Ciência e tecnologia, áreas cruciais 

Em um momento em que a economia do conhecimento é decisiva para o desenvolvimento dos países e o bem-estar da população, o âmbito científico e tecnológico representa o maior desafio—e, ao mesmo tempo, a grande oportunidade—para aumentar a influência do espanhol e do português em um mundo em plena transformação. 

Alguns dados do relatório O Português e o Espanhol na Ciência”, publicado em 2022 pelo Real Instituto El Cano e pela Organização de Estados Ibero-americanos para a Educação, a Ciência e a Cultura (OEI) quantificam a dimensão do desafio: só 15,8% das publicações científicas estão indexadas em espanhol ou em português.  

Ainda assim, 90% dos trabalhos científicos publicados nos últimos 20 anos na Web of Science (WoS), base de dados científica de referência mundial, estão escritos em inglês. De fato, os pesquisadores latino-americanos que publicam em WoS passaram de publicar em revistas que usam suas próprias línguas em 24% a fazê-lo em pouco menos de 16%, na última década. Ainda assim, os textos em inglês procedentes da região passaram de 75% em 2010 a 84% em 2020. 

A anglofonização do conhecimento é tão avassaladora na ciência como no âmbito digital, tal como assinala a plataforma “Línguas em números”, que quantifica os idiomas mais utilizados na web: o espanhol ocupa o terceiro lugar e o português, o quinto, com um domínio indiscutível do inglês como primeira língua na Internet. 

“Acreditamos ser necessário perguntarmo-nos acerca das consequências que um conhecimento exclusivamente produzido e publicado em inglês tem para a diversidade cultural e científica, para o acesso dos cidadãos à ciência financiada com fundos públicos ou para o futuro das línguas nos sistemas educativos –em especial, nas graduações e pós-graduações universitárias”, reflete Ángel Badillo Matos, pesquisador principal de Língua e Cultura do Real Instituto El Cano e coautor do estudo sobre o português e o espanhol no âmbito científico. 

Melhorar a visibilidade do conhecimento científico gerado na Ibero-América e promover o uso do espanhol e do português como línguas de comunicação científica foram, precisamente, compromissos cruciais da recente Cúpula Ibero-americana de Chefes de Estado.   

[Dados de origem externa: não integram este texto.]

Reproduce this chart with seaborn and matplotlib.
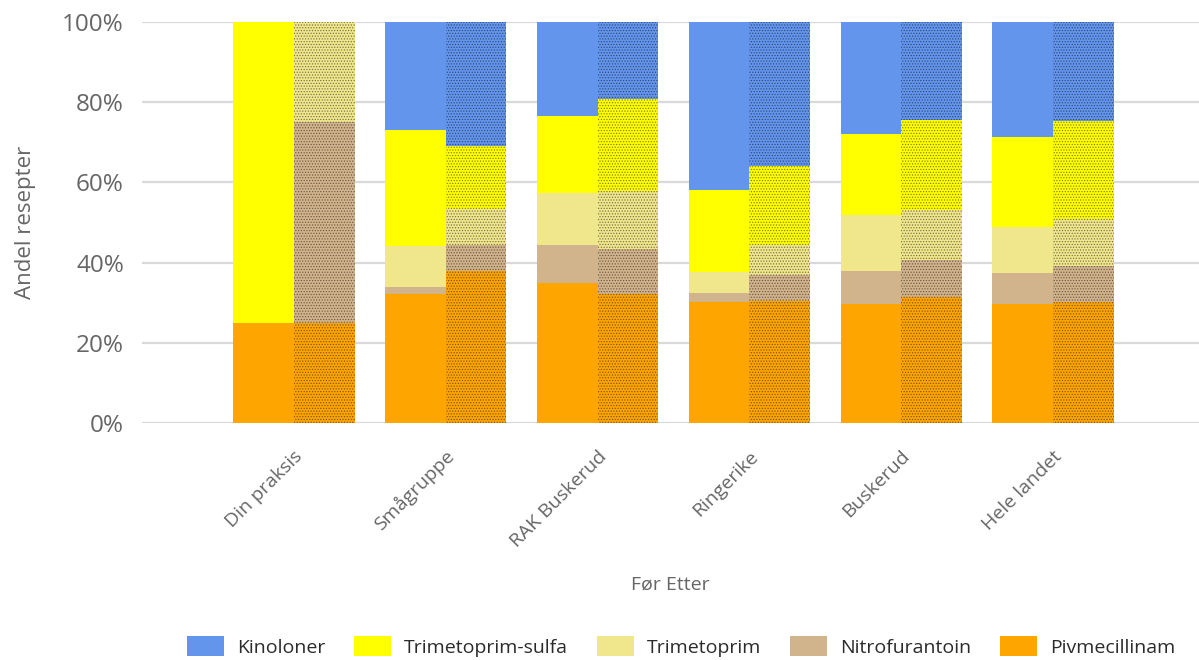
import matplotlib
matplotlib.use("Agg")
import matplotlib.pyplot as plt
import matplotlib.transforms as mtransforms
from matplotlib.patches import Patch
import numpy as np
import pandas as pd
import seaborn as sns

# Share of prescriptions (%) per antibiotic, before ("Før") and after ("Etter")
categories = ["Din praksis", "Smågruppe", "RAK Buskerud", "Ringerike", "Buskerud", "Hele landet"]
periods = ["Før", "Etter"]

pivmecillinam_for = [25.0, 32.3, 34.9, 30.3, 29.8, 29.6]
pivmecillinam_etter = [25.0, 37.9, 32.3, 30.4, 31.4, 30.3]
nitrofurantoin_for = [0.0, 1.7, 9.6, 2.2, 8.1, 7.9]
nitrofurantoin_etter = [50.0, 6.5, 11.0, 6.4, 9.3, 8.8]
trimetoprim_for = [0.0, 10.2, 12.9, 5.2, 13.9, 11.4]
trimetoprim_etter = [25.0, 9.0, 14.6, 7.7, 12.3, 11.7]
trim_sulfa_for = [75.0, 28.9, 19.1, 20.5, 20.2, 22.4]
trim_sulfa_etter = [0.0, 15.6, 22.9, 19.6, 22.6, 24.5]
kinoloner_for = [0.0, 26.9, 23.5, 41.8, 28.0, 28.7]
kinoloner_etter = [0.0, 31.0, 19.2, 35.9, 24.4, 24.7]

# stacking order, bottom to top
drugs = ["Pivmecillinam", "Nitrofurantoin", "Trimetoprim", "Trimetoprim-sulfa", "Kinoloner"]
series = {
    "Pivmecillinam": (pivmecillinam_for, pivmecillinam_etter),
    "Nitrofurantoin": (nitrofurantoin_for, nitrofurantoin_etter),
    "Trimetoprim": (trimetoprim_for, trimetoprim_etter),
    "Trimetoprim-sulfa": (trim_sulfa_for, trim_sulfa_etter),
    "Kinoloner": (kinoloner_for, kinoloner_etter),
}
colors = {
    "Kinoloner": "#6495ED",
    "Trimetoprim-sulfa": "#FFFF00",
    "Trimetoprim": "#F0E68C",
    "Nitrofurantoin": "#D2B48C",
    "Pivmecillinam": "#FFA500",
}
legend_order = ["Kinoloner", "Trimetoprim-sulfa", "Trimetoprim", "Nitrofurantoin", "Pivmecillinam"]

rows = []
for drug in drugs:
    for p, vals in zip(periods, series[drug]):
        for cat, v in zip(categories, vals):
            rows.append({"category": cat, "period": p, "drug": drug, "share": v})
df = pd.DataFrame(rows)
df["drug"] = pd.Categorical(df["drug"], categories=drugs, ordered=True)
df = df.sort_values(["category", "period", "drug"])
df["cum"] = df.groupby(["category", "period"], observed=True)["share"].cumsum()

sns.set_theme(style="white")
plt.rcParams["font.family"] = ["Open Sans", "DejaVu Sans"]
plt.rcParams["hatch.color"] = (0, 0, 0, 0.45)
plt.rcParams["hatch.linewidth"] = 0.6

text_color = "#666666"
fig = plt.figure(figsize=(11.99, 6.60), dpi=100)
ax = fig.add_axes([0.1184, 0.359, 0.8816, 0.6077])

# draw cumulative totals from the top layer down so each layer covers the next
for drug in reversed(drugs):
    sub = df[df["drug"] == drug]
    c = colors[drug]
    sns.barplot(data=sub, x="category", y="cum", hue="period",
                order=categories, hue_order=periods,
                palette=[c, c], saturation=1, width=0.8, gap=0,
                errorbar=None, legend=False, linewidth=0, ax=ax)
    for bar in ax.containers[-1]:
        bar.set_hatch("......")
        bar.set_edgecolor((0, 0, 0, 0.45))
        bar.set_linewidth(0)

ax.set_xlim(-1.0, 5.96)
ax.set_ylim(0, 100)
ax.set_yticks([0, 20, 40, 60, 80, 100])
ax.set_yticklabels([f"{v}%" for v in [0, 20, 40, 60, 80, 100]])
ax.yaxis.grid(True, color="#d9d9d9", linewidth=1.6)
ax.set_axisbelow(True)
for s in ax.spines.values():
    s.set_visible(False)
ax.tick_params(axis="both", length=0, colors=text_color)
ax.tick_params(axis="y", labelsize=17.5, pad=13)
ax.tick_params(axis="x", labelsize=14, pad=22)

offset = mtransforms.ScaledTranslation(6 / 100, 0, fig.dpi_scale_trans)
for lbl in ax.get_xticklabels():
    lbl.set_rotation(45)
    lbl.set_ha("right")
    lbl.set_va("center")
    lbl.set_rotation_mode("anchor")
    lbl.set_transform(lbl.get_transform() + offset)

ax.set_xlabel("Før Etter", fontsize=14, color=text_color, labelpad=18)
ax.set_ylabel("Andel resepter", fontsize=16, color=text_color, labelpad=19)

handles = [Patch(facecolor=colors[d], edgecolor="none", label=d) for d in legend_order]
fig.legend(handles=handles, loc="lower center", bbox_to_anchor=(0.568, -0.022),
           ncol=5, frameon=False, fontsize=14, labelcolor="#2b2b2b",
           handlelength=1.9, handleheight=1.2, handletextpad=0.65,
           columnspacing=1.5)

fig.savefig("out.png", dpi=100)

Na recente Cúpula Ibero-americana foram acordadas ações para melhorar a visibilidade do conhecimento científico gerado em espanhol e português 

Em um comunicado especial sobre bilinguismo aprovado neste encontro presidencial, foi acordado impulsionar atuações estratégicas que contribuam à presença e projeção do espanhol e do português na era digital, no âmbito da comunicação científica, no espaço digital e na promoção de um espaço ibero-americano de dados.  

Além disso, desde as instituições ibero-americanas trabalhar-se-á para a interoperatividade dos repositórios científicos e o desenvolvimento de um Atlas Digital do conhecimento ibero-americano, ações que apontam a potencializar o intercâmbio e a colaboração científica em espanhol e em português. 

Outras oportunidades de colaboração

Além de campo científico e tecnológico, desde o Instituto Cervantes são propostas ações para a intercompreensão e cooperação conjunta dos espaços linguísticos hispanos e lusos que, por sua proximidade, propiciam um “bilinguismo relativamente fácil” em palavras de García Montero. 

É crucial incrementar a cooperação acadêmica para mitigar barreiras de comunicação ou fomentar o estudo de ambas as línguas nos sistemas educativos.  Um exemplo, explica o diretor do Instituto Cervantes, são as Escolas Interculturais de Fronteira, entre o Brasil e alguns de seus países hispanofalantes vizinhos. 

Outra área estratégica a potencializar é a cooperação cultural, na qual a Comunidade Ibero-americana tem uma experiência de mais de três décadas. Neste sentido, desde o Instituto Cervantes se propõe promover mais coproduções cinematográficas e artísticas, estabelecer alianças entre meios de comunicação e respaldar a presença de ambos os idiomas em organismos internacionais, por mencionar alguns campos de ação sobre os quais concretizar a colaboração.